- _What to produce_:
Leave out the pictures, then output the lines of the records below from the first through the one containing "lag_sets = [lag_gl0_gl15, lag_gl15_gl39, lag_gl0_gl39]".

- _Rows from a dataset of charts and code_:
* Start *

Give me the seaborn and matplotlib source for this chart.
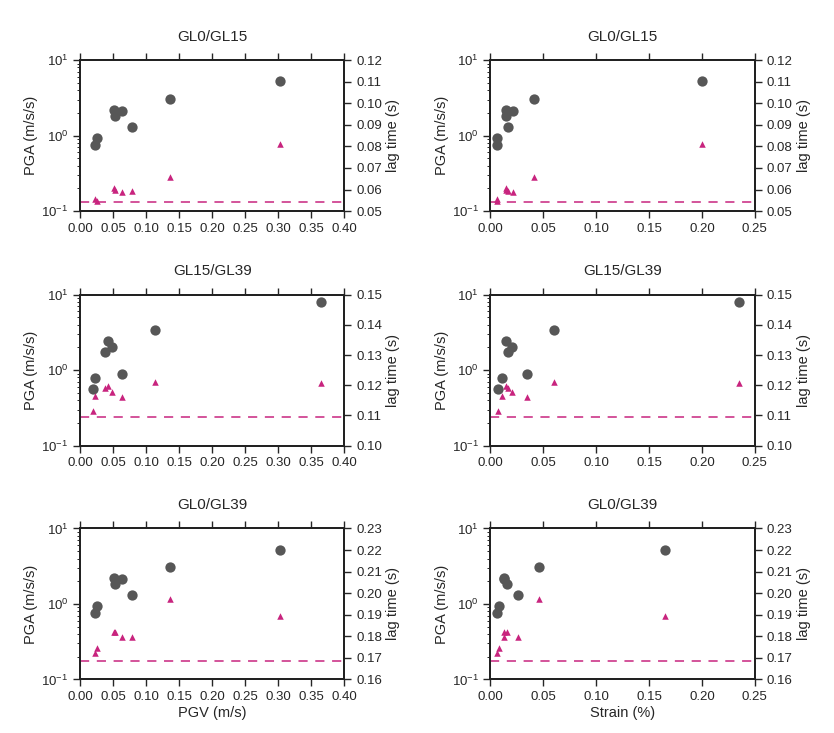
import numpy as np
import pandas as pd
import matplotlib
matplotlib.use("Agg")
import matplotlib.pyplot as plt
from matplotlib.ticker import FormatStrFormatter, MultipleLocator, LogLocator
import seaborn as sns

sns.set_style("ticks")
plt.rcParams["font.family"] = ["Liberation Sans", "DejaVu Sans"]

# ------------------------------------------------------------
# data (8 events per borehole pair)
# ------------------------------------------------------------
pairs = ["GL0/GL15", "GL15/GL39", "GL0/GL39"]

pgv_surface = [0.022, 0.026, 0.051, 0.053, 0.064, 0.078, 0.136, 0.302]
pga_surface = [0.75, 0.93, 2.20, 1.84, 2.14, 1.30, 3.09, 5.26]
pgv_gl15 = [0.019, 0.023, 0.037, 0.042, 0.048, 0.063, 0.113, 0.365]
pga_gl15 = [0.57, 0.79, 1.72, 2.40, 2.02, 0.885, 3.40, 8.07]

strain_gl0_gl15 = [0.006, 0.006, 0.015, 0.0148, 0.021, 0.0163, 0.0415, 0.1997]
strain_gl15_gl39 = [0.0069, 0.011, 0.017, 0.0148, 0.0204, 0.0343, 0.0604, 0.235]
strain_gl0_gl39 = [0.006, 0.0085, 0.0126, 0.0157, 0.013, 0.0258, 0.0462, 0.165]

lag_gl0_gl15 = [0.0557, 0.0549, 0.0608, 0.0598, 0.0587, 0.0593, 0.0660, 0.0810]
lag_gl15_gl39 = [0.1116, 0.1165, 0.1192, 0.1198, 0.1179, 0.1161, 0.1211, 0.1206]
lag_gl0_gl39 = [0.1721, 0.1747, 0.1822, 0.1819, 0.1799, 0.1799, 0.1974, 0.1896]

base_lag = [0.0542, 0.1095, 0.1686]
lag_limits = [(0.05, 0.12), (0.10, 0.15), (0.16, 0.23)]

pgv_sets = [pgv_surface, pgv_gl15, pgv_surface]
pga_sets = [pga_surface, pga_gl15, pga_surface]
strain_sets = [strain_gl0_gl15, strain_gl15_gl39, strain_gl0_gl39]
lag_sets = [lag_gl0_gl15, lag_gl15_gl39, lag_gl0_gl39]

# ------------------------------------------------------------
# layout
# ------------------------------------------------------------
fig = plt.figure(figsize=(8.34, 7.33), dpi=100)

col_left = [0.096, 0.588]
col_width = 0.317
row_bottom = [0.712, 0.392, 0.073]
row_height = 0.206

grey = "#575757"
pink = "#c8247e"


def draw_panel(ax, x, pga, lag, base, lims, xmax, title, xlabel):
    sns.scatterplot(x=x, y=pga, ax=ax, color=grey, s=55, marker="o",
                    edgecolor=grey, linewidth=0, zorder=3)
    ax.set_yscale("log")
    ax.set_ylim(0.1, 10)
    ax.set_xlim(0, xmax)
    ax.xaxis.set_major_locator(MultipleLocator(0.05))
    ax.xaxis.set_major_formatter(FormatStrFormatter("%.2f"))
    ax.yaxis.set_major_locator(LogLocator(base=10, numticks=5))
    ax.yaxis.set_minor_locator(LogLocator(base=10, subs=np.arange(2, 10), numticks=10))
    ax.set_ylabel("PGA (m/s/s)", fontsize=10.5, labelpad=2)
    ax.set_xlabel(xlabel, fontsize=10.5, labelpad=2)
    ax.set_title(title, fontsize=11, pad=14)
    ax.tick_params(axis="x", which="major", top=True, direction="out",
                   length=5, width=1, labelsize=9.5)
    ax.tick_params(axis="y", which="major", direction="out", length=5,
                   width=1, labelsize=9.5)
    ax.tick_params(axis="y", which="minor", direction="out", length=2.5, width=0.7)
    for sp in ax.spines.values():
        sp.set_linewidth(1.4)
        sp.set_color("#222222")

    ax2 = ax.twinx()
    sns.scatterplot(x=x, y=lag, ax=ax2, color=pink, s=22, marker="^",
                    edgecolor=pink, linewidth=0, zorder=3)
    ax2.axhline(base, color=pink, lw=1.1, ls=(0, (6, 5)), zorder=2)
    ax2.set_ylim(*lims)
    ax2.yaxis.set_major_locator(MultipleLocator(0.01))
    ax2.yaxis.set_major_formatter(FormatStrFormatter("%.2f"))
    ax2.set_ylabel("lag time (s)", fontsize=10.5, labelpad=3)
    ax2.tick_params(axis="y", direction="out", length=5, width=1, labelsize=9.5)
    for sp in ax2.spines.values():
        sp.set_linewidth(1.4)
        sp.set_color("#222222")
    ax.set_xlim(0, xmax)


for r in range(3):
    xlab_pgv = "PGV (m/s)" if r == 2 else ""
    xlab_str = "Strain (%)" if r == 2 else ""
    ax_a = fig.add_axes([col_left[0], row_bottom[r], col_width, row_height])
    draw_panel(ax_a, pgv_sets[r], pga_sets[r], lag_sets[r], base_lag[r],
               lag_limits[r], 0.40, pairs[r], xlab_pgv)
    ax_b = fig.add_axes([col_left[1], row_bottom[r], col_width, row_height])
    draw_panel(ax_b, strain_sets[r], pga_sets[r], lag_sets[r], base_lag[r],
               lag_limits[r], 0.25, pairs[r], xlab_str)

fig.savefig("out.png", dpi=100)
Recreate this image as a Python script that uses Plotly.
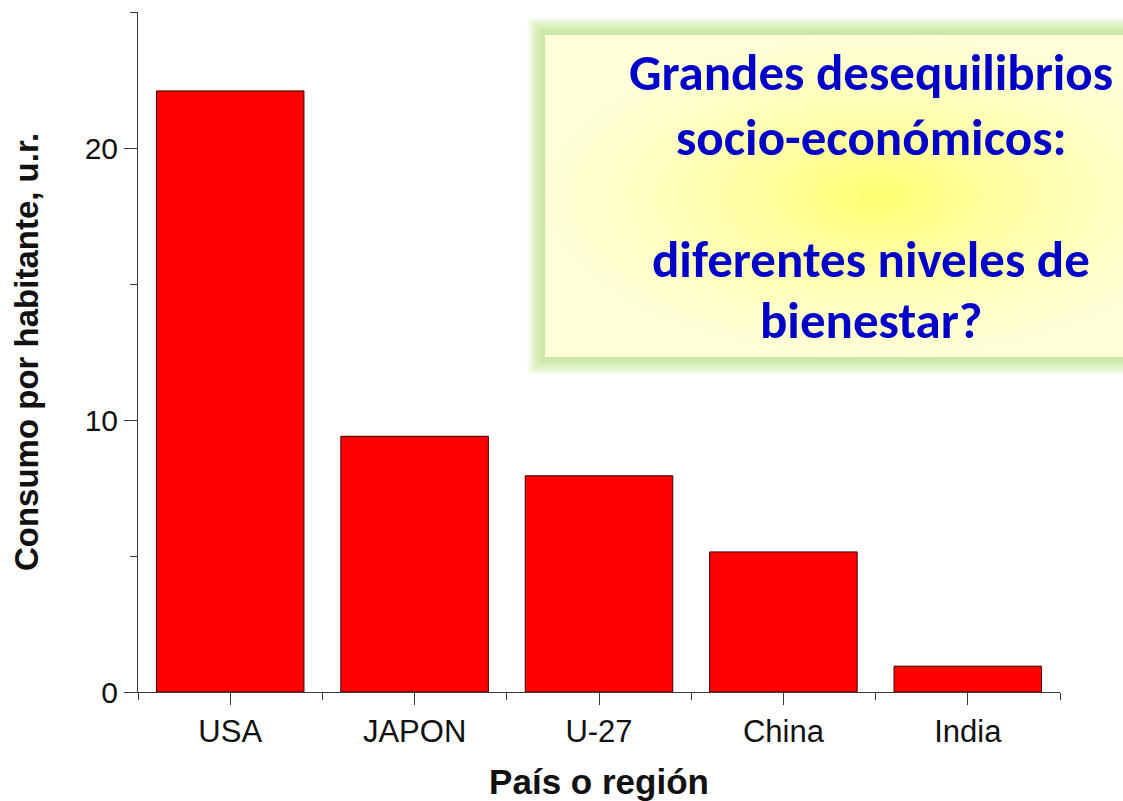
import plotly.graph_objects as go

# Consumption per inhabitant by country / region (relative units)
regions = ["USA", "JAPON", "U-27", "China", "India"]
consumo = [22.1, 9.4, 7.95, 5.15, 0.95]

y_ticks = [0, 10, 20]
y_max = 25

callout_lines = [
    "Grandes desequilibrios",
    "socio-económicos:",
    "diferentes niveles de",
    "bienestar?",
]

W, H = 1123, 801
M_L, M_B = 138, 109
PLOT_RIGHT = 1060     # right end of the bar axes, px
PLOT_TOP = 12         # top of the value axis, px
paper_w = W - M_L
paper_h = H - M_B

AXIS_COLOR = "#3a3a3a"
LABEL_FONT = "Arial, Liberation Sans, sans-serif"
CALLOUT_FONT = "Calibri, Carlito, Lato, sans-serif"

fig = go.Figure()

fig.add_trace(go.Bar(
    x=list(range(len(regions))),
    y=consumo,
    width=0.8,
    marker=dict(color="#FF0000", line=dict(color="#3a0000", width=1)),
    showlegend=False,
    hoverinfo="skip",
))

# Callout box (own full-width subplot in pixel units): soft green glow
# behind a radial yellow fill
bx0, bx1, by0, by1 = 545, 1210, 35, 357
glow_steps = 16
for i in range(glow_steps, 0, -1):
    pad = i * 1.1
    fig.add_shape(
        type="rect", xref="x2", yref="y2", layer="below",
        x0=bx0 - pad, x1=bx1 + pad, y0=by0 - pad, y1=by1 + pad,
        line=dict(width=0), fillcolor="rgba(185,228,120,0.065)",
    )

fig.add_trace(go.Scatter(
    x=[bx0, bx1, bx1, bx0, bx0],
    y=[by0, by0, by1, by1, by0],
    xaxis="x2", yaxis="y2",
    mode="lines", line=dict(width=0),
    fill="toself",
    fillgradient=dict(
        type="radial",
        colorscale=[[0, "#FFFF70"], [0.35, "#FFFFA0"], [0.75, "#FFFFC6"], [1, "#FFFFD8"]],
    ),
    showlegend=False, hoverinfo="skip",
))

line_y = [72, 137, 259, 320]
for txt, yy in zip(callout_lines, line_y):
    fig.add_annotation(
        text=txt, xref="x2", yref="y2", x=871, y=yy,
        xanchor="center", yanchor="middle", showarrow=False,
        font=dict(family=CALLOUT_FONT, size=51, color="#0000C8", weight="bold"),
    )

fig.update_layout(
    width=W, height=H,
    margin=dict(l=M_L, r=0, t=0, b=M_B, pad=0),
    plot_bgcolor="rgba(0,0,0,0)", paper_bgcolor="white",
    xaxis=dict(
        domain=[0, (PLOT_RIGHT - M_L) / paper_w],
        range=[-0.5, len(regions) - 0.5],
        tickvals=list(range(len(regions))), ticktext=regions,
        ticks="outside", ticklen=12, tickwidth=1, tickcolor=AXIS_COLOR,
        minor=dict(tick0=-0.5, dtick=1, ticks="outside", ticklen=7, tickcolor=AXIS_COLOR),
        showline=True, linecolor=AXIS_COLOR, linewidth=1,
        showgrid=False, zeroline=False,
        tickfont=dict(family=LABEL_FONT, size=31, color="#111111"),
        title=dict(text="País o región", standoff=26,
                   font=dict(family=LABEL_FONT, size=35, color="#111111", weight="bold")),
    ),
    yaxis=dict(
        domain=[0, (paper_h - PLOT_TOP) / paper_h],
        range=[0, y_max],
        tickvals=y_ticks,
        ticks="outside", ticklen=13, tickwidth=1, tickcolor=AXIS_COLOR,
        minor=dict(dtick=5, ticks="outside", ticklen=7, tickcolor=AXIS_COLOR),
        showline=True, linecolor=AXIS_COLOR, linewidth=1,
        showgrid=False, zeroline=False,
        tickfont=dict(family=LABEL_FONT, size=30, color="#111111"),
        title=dict(text="Consumo por habitante, u.r.", standoff=36,
                   font=dict(family=LABEL_FONT, size=33, color="#111111", weight="bold")),
    ),
    xaxis2=dict(domain=[0, 1], range=[M_L, W], anchor="y2",
                visible=False, fixedrange=True),
    yaxis2=dict(domain=[0, 1], range=[paper_h, 0], anchor="x2",
                visible=False, fixedrange=True),
)

fig.write_html("out.html")
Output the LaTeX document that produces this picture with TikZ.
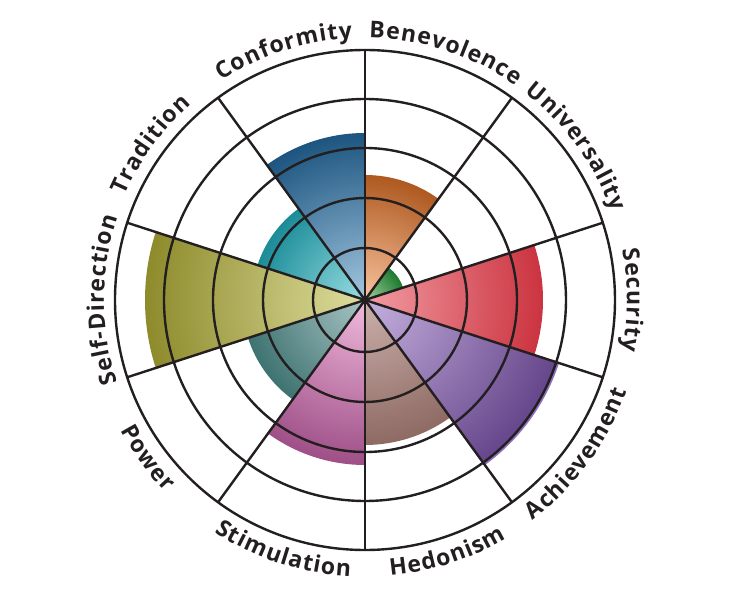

* End *

- _Task output_:
Give me the seaborn and matplotlib source for this chart.
import numpy as np
import pandas as pd
import matplotlib
matplotlib.use("Agg")
import matplotlib.pyplot as plt
from matplotlib.ticker import FormatStrFormatter, MultipleLocator, LogLocator
import seaborn as sns

sns.set_style("ticks")
plt.rcParams["font.family"] = ["Liberation Sans", "DejaVu Sans"]

# ------------------------------------------------------------
# data (8 events per borehole pair)
# ------------------------------------------------------------
pairs = ["GL0/GL15", "GL15/GL39", "GL0/GL39"]

pgv_surface = [0.022, 0.026, 0.051, 0.053, 0.064, 0.078, 0.136, 0.302]
pga_surface = [0.75, 0.93, 2.20, 1.84, 2.14, 1.30, 3.09, 5.26]
pgv_gl15 = [0.019, 0.023, 0.037, 0.042, 0.048, 0.063, 0.113, 0.365]
pga_gl15 = [0.57, 0.79, 1.72, 2.40, 2.02, 0.885, 3.40, 8.07]

strain_gl0_gl15 = [0.006, 0.006, 0.015, 0.0148, 0.021, 0.0163, 0.0415, 0.1997]
strain_gl15_gl39 = [0.0069, 0.011, 0.017, 0.0148, 0.0204, 0.0343, 0.0604, 0.235]
strain_gl0_gl39 = [0.006, 0.0085, 0.0126, 0.0157, 0.013, 0.0258, 0.0462, 0.165]

lag_gl0_gl15 = [0.0557, 0.0549, 0.0608, 0.0598, 0.0587, 0.0593, 0.0660, 0.0810]
lag_gl15_gl39 = [0.1116, 0.1165, 0.1192, 0.1198, 0.1179, 0.1161, 0.1211, 0.1206]
lag_gl0_gl39 = [0.1721, 0.1747, 0.1822, 0.1819, 0.1799, 0.1799, 0.1974, 0.1896]

base_lag = [0.0542, 0.1095, 0.1686]
lag_limits = [(0.05, 0.12), (0.10, 0.15), (0.16, 0.23)]

pgv_sets = [pgv_surface, pgv_gl15, pgv_surface]
pga_sets = [pga_surface, pga_gl15, pga_surface]
strain_sets = [strain_gl0_gl15, strain_gl15_gl39, strain_gl0_gl39]
lag_sets = [lag_gl0_gl15, lag_gl15_gl39, lag_gl0_gl39]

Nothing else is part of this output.